SOURCE RECORDS:
** start **
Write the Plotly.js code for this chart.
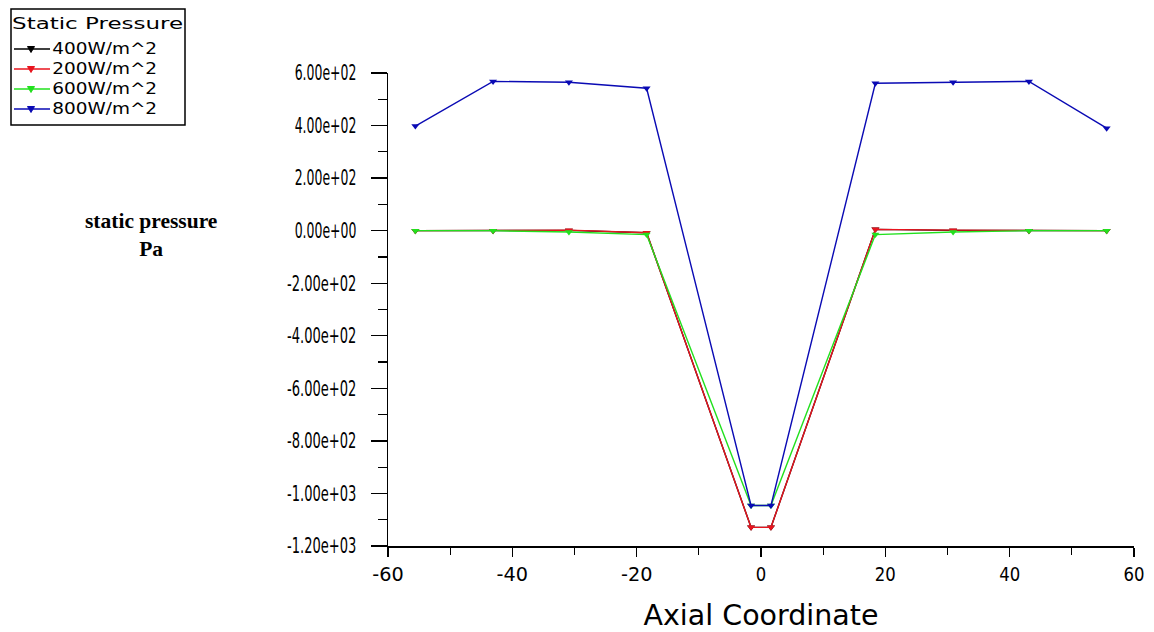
** end **
** start **
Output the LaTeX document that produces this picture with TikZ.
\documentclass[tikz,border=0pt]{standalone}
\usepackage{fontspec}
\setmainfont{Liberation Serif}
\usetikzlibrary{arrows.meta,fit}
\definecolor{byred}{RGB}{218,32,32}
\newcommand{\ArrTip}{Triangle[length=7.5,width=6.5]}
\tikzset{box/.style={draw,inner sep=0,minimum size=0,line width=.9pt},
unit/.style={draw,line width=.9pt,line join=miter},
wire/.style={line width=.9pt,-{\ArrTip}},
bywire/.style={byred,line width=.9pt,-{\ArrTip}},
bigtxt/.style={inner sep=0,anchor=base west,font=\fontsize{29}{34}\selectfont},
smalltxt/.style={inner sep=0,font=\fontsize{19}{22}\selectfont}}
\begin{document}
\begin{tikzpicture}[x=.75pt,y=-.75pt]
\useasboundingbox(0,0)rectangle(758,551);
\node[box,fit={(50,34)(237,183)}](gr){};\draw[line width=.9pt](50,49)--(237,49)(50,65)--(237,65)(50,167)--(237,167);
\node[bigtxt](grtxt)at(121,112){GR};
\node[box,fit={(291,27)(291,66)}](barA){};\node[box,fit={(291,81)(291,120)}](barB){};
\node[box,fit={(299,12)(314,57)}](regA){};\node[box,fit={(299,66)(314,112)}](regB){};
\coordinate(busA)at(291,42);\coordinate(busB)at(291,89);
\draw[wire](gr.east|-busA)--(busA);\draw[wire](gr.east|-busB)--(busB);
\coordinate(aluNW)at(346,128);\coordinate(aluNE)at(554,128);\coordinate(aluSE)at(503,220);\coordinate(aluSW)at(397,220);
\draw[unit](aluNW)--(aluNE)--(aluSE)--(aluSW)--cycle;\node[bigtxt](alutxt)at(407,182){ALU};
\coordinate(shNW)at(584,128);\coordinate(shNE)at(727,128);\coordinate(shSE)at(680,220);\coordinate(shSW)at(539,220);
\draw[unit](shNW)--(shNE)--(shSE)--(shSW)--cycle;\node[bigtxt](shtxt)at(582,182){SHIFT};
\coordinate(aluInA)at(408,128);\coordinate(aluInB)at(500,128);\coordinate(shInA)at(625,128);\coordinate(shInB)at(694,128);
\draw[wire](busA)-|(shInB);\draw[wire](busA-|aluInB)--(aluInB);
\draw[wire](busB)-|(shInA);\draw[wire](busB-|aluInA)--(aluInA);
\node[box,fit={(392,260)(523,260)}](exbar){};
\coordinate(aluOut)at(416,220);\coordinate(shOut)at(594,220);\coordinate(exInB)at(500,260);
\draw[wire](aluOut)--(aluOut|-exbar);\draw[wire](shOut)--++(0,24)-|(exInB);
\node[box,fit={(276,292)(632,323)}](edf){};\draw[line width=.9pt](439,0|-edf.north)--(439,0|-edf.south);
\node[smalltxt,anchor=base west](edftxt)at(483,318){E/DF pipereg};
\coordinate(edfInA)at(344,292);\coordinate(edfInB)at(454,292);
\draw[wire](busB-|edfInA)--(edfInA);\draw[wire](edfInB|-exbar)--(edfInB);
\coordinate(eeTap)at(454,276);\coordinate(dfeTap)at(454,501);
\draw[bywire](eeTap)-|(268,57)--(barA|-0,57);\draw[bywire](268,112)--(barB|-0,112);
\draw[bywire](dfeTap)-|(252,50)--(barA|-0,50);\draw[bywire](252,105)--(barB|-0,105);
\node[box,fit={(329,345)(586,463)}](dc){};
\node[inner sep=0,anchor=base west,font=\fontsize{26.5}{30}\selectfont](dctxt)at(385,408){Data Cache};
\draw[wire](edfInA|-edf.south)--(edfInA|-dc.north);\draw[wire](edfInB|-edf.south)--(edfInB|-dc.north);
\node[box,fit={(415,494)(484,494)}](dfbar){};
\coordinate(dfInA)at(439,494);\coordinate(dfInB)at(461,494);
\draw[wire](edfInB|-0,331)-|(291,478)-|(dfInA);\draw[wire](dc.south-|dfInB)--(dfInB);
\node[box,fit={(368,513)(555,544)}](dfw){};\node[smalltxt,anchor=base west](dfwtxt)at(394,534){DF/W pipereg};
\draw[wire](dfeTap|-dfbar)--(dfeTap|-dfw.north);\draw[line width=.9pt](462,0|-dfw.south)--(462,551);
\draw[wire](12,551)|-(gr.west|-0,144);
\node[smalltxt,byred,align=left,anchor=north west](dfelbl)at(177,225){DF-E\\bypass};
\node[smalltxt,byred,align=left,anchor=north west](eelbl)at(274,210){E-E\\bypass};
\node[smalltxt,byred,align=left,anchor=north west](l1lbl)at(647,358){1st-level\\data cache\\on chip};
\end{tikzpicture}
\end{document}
** end **
WHAT THE EXERCISE ASKS: Show each line of the data that contains the string "this".

TASK SOLUTION:
Write the Plotly.js code for this chart.
Output the LaTeX document that produces this picture with TikZ.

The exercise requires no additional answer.